Лирик начала XX века И. Анненский в стихотворении, озаглавленном математическим значком бесконечности, чей «девиз таинственный похож на опрокинутое восемь», доведет эту взаимообратимость сужения и расширения мира до точки, охватывающей беспредельность в тот момент, «где светил погасший лик / Остановил для нас теченье, / Там бесконечность только миг, / Дробимый молнией мученья»10. Этот охват бесконечности можно истолковать в духе антипараллели, отмеченной астрофизиком И.С. Шкловским. Приближение человека к моменту смерти можно уподобить приближению космического корабля к «черной дыре». По часам внешнего наблюдателя космический корабль никогда не достигнет этой «черной дыры», тогда как по своим собственны-ым часам корабль достигнет этой дыры за конечное время. У человека же получается нечто противоположное. По своим собственным часам он бессмертен, поскольку момент смерти никак не может быть зафиксирован его сознанием, тогда как со стороны внешних свидетелей человеческая жизнь обрывается в определенный момент времени. И.С. Шкловский подчеркивает, что «в этой аналогии понятия “внутренний” и “внешний” как бы

меняются местами. Если в “астрономическом” случае мир с его пространственно-временными соотношениями определяется вне окружающих черные дыры шварцшильдовских сфер, то в “психобиологическом” — реальное сознание индивида находится внутри него»11.

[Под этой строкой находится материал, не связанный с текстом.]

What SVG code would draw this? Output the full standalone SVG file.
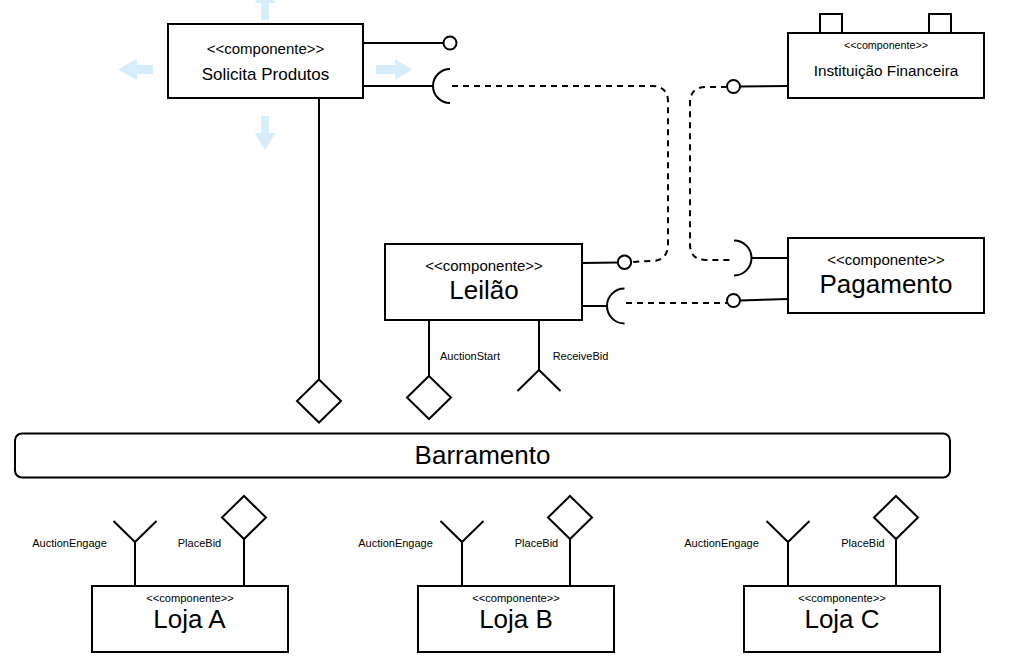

У Тютчева последний час жизни не так страшен, как процесс вымирания лучших воспоминаний в душе, как происходящее в ней сжатие внутренней психобиологической реальности. Антитеза сна и реальности у поэта оказывается тесно сцепленной с антитезой жизни и смерти. В стихотворении «Опять стою я над Невой...» лирический герой, вероятно, не в первый раз любуется ночной Невой. Почти остановившаяся река соотносится с тем, что сам наблюдатель только «как бы живой». Во второй строфе замирает весь мир, и «лишь по задумчивой Неве струится лунное сиянье». Отрицание этого неопределенного положения между иллюзией и явью, жизнью и смертью опять-таки остается неопределенностью, предполагающей циклическое повторение вещей и явлений: «Во сне ль все это снится мне, / Или гляжу я в самом деле, / На что при этой же луне / С тобой живые мы глядели?» (С. 213).

ПРИМЕЧАНИЯ

1 Тютчев Ф.И. Соч.: В 2 т. Т. 1: Стихотворения. М., 1984. С. 212. Далее ссылки на это издание даются в тексте с указанием в круглых скобках номера страницы.

2 Сергиенко П.Я. Триалектика: О мерах мудрости и мудрости мер. Пущино, 2001. С. 78. Далее ссылки на это издание даются в тексте с указанием в квадратных скобках номера страницы.

3 Новиков И.Д. Как взорвалась Вселенная. М., 1988. С. 147—148.

4 Соколов И. М. Фракталы // Квант. 1989. № 5.

С. 6—7.

5 Бичев Г.Н. Теория триединства строения мира. М., 2001. С. 17.

6 Барашенков В.С. Кварки, протоны, Вселенная. М., 1987. С. 24.

7 Бальмонт К. Стихотворения. М., 1990. С. 175.

8 Кожинов В.В. Книга о русской лирической поэзии XIX века: Развитие стиля и жанра. М., 1978. С. 103.

9 Сергиенко П.Я. Триалектика: Святая Троица как Символ знания. Пущино, 1999. С. 60.

10 Анненский И. Стихотворения и трагедии. Л., 1990. С. 55.

11 Шкловский И.С. Вселенная, жизнь, разум. М., 1987. С. 71.